_The task_:
Transcribe the records below from the first line to the line that includes "import * as", inclusive, and omit the pictures.

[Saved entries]
## Begin

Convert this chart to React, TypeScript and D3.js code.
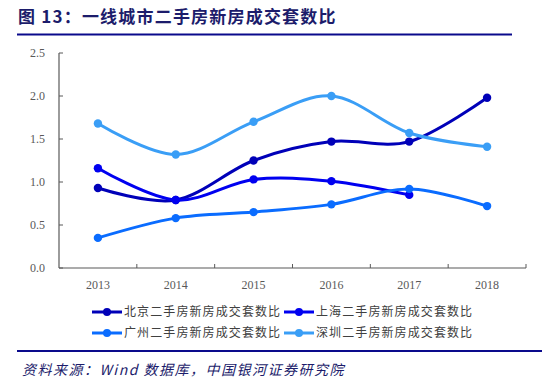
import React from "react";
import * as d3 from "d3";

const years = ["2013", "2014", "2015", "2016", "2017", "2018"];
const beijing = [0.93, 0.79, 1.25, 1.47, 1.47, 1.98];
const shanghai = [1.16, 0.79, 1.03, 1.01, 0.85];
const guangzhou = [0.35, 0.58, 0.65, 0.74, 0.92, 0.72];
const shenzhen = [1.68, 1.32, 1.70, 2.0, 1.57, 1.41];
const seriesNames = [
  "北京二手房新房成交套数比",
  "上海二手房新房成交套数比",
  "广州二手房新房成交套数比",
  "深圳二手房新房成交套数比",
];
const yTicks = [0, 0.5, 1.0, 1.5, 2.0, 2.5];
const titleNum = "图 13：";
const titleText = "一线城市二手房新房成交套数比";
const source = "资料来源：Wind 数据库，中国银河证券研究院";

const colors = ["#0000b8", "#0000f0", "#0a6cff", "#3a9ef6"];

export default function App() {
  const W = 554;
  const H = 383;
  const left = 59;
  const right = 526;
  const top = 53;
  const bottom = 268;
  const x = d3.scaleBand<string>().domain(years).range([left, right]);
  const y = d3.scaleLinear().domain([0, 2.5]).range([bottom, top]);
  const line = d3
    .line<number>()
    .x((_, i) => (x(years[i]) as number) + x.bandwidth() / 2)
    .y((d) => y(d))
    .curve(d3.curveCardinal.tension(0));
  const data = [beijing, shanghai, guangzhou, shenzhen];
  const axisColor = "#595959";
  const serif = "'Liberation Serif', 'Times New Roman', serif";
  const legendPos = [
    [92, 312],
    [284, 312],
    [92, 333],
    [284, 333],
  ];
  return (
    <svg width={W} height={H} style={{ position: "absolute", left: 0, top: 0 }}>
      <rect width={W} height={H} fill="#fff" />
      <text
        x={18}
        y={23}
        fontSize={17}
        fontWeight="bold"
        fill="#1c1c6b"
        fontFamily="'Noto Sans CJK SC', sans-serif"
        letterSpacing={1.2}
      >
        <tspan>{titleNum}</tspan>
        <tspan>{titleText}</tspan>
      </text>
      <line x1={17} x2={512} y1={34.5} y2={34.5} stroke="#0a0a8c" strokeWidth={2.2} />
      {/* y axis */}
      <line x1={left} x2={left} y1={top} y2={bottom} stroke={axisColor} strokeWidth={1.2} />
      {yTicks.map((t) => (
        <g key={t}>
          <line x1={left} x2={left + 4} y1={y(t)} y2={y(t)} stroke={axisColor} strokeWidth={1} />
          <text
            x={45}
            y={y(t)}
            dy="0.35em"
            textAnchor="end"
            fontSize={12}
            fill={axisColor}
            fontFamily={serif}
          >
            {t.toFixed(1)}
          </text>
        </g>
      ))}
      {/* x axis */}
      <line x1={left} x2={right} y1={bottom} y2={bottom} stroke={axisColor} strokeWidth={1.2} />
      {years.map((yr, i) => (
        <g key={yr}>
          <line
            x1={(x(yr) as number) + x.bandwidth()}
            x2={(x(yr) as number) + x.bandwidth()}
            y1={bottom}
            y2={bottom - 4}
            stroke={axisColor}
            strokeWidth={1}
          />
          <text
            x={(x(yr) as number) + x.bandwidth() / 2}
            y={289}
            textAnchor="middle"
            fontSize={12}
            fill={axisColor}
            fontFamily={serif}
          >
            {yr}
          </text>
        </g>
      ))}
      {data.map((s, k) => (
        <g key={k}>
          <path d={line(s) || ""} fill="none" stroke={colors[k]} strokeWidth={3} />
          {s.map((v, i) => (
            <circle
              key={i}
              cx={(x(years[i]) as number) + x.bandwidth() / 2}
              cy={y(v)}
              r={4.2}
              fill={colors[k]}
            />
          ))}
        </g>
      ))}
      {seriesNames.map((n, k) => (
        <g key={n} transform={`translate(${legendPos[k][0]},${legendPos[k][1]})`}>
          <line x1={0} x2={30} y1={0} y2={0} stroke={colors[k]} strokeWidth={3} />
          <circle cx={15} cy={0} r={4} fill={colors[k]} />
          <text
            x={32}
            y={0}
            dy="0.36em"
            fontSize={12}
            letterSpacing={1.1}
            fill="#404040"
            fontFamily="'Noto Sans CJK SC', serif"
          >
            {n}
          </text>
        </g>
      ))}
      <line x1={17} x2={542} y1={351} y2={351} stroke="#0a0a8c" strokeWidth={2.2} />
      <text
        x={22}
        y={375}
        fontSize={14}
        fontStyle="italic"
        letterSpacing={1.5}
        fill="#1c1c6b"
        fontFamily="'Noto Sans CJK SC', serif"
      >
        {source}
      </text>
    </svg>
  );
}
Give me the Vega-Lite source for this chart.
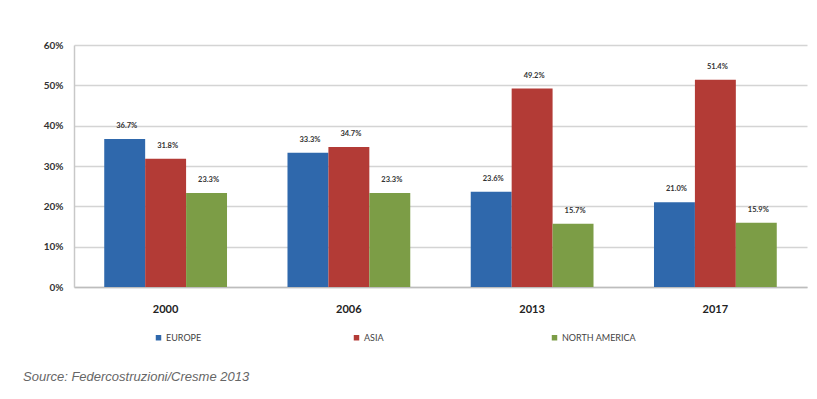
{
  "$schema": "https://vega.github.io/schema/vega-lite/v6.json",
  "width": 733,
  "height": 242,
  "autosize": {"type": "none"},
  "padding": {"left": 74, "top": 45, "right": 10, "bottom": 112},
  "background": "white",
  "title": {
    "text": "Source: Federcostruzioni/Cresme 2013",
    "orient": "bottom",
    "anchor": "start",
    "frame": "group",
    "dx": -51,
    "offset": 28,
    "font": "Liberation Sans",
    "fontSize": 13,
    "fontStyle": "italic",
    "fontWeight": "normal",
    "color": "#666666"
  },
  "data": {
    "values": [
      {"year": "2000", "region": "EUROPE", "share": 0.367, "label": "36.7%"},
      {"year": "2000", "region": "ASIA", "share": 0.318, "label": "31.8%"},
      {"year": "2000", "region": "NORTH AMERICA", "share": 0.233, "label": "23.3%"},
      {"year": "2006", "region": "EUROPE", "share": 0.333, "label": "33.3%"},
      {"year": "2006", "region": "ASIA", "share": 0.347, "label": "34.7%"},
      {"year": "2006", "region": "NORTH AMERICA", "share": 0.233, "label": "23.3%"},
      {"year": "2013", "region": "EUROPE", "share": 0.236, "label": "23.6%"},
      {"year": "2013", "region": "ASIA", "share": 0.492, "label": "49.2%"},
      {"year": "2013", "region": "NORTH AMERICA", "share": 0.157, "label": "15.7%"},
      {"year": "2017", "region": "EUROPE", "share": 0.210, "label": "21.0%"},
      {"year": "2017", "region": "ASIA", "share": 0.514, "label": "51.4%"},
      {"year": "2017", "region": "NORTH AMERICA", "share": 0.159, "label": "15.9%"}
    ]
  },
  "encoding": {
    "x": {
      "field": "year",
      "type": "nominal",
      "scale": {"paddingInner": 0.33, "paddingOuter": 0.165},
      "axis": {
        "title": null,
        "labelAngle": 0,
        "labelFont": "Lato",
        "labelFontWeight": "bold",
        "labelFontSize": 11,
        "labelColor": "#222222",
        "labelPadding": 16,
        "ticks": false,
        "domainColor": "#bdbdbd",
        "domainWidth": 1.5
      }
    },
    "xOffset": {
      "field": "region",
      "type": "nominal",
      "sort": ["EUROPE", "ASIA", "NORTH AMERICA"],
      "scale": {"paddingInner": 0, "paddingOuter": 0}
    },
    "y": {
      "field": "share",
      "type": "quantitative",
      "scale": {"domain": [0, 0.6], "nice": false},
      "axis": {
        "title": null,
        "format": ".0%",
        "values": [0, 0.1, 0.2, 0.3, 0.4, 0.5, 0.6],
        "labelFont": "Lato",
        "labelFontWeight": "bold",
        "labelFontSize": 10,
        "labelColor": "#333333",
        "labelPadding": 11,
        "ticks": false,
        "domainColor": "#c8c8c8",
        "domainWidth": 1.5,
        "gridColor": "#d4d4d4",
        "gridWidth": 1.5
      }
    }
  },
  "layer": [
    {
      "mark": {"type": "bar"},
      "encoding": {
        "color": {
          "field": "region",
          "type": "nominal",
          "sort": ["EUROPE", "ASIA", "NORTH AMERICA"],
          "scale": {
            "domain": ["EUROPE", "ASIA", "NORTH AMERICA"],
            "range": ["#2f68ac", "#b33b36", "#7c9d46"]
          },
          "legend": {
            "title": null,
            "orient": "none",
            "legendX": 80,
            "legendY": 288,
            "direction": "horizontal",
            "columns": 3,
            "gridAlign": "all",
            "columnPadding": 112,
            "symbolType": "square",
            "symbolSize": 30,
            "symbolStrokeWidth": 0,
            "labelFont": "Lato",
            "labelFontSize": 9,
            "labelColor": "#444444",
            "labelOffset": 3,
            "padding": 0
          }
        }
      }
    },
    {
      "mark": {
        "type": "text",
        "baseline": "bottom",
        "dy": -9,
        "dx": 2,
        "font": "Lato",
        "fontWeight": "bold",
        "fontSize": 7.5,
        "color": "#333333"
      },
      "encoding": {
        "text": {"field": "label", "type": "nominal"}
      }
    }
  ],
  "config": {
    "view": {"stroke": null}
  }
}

## End

_Solution to this exercise_:
Convert this chart to React, TypeScript and D3.js code.
import React from "react";
import * as d3 from "d3";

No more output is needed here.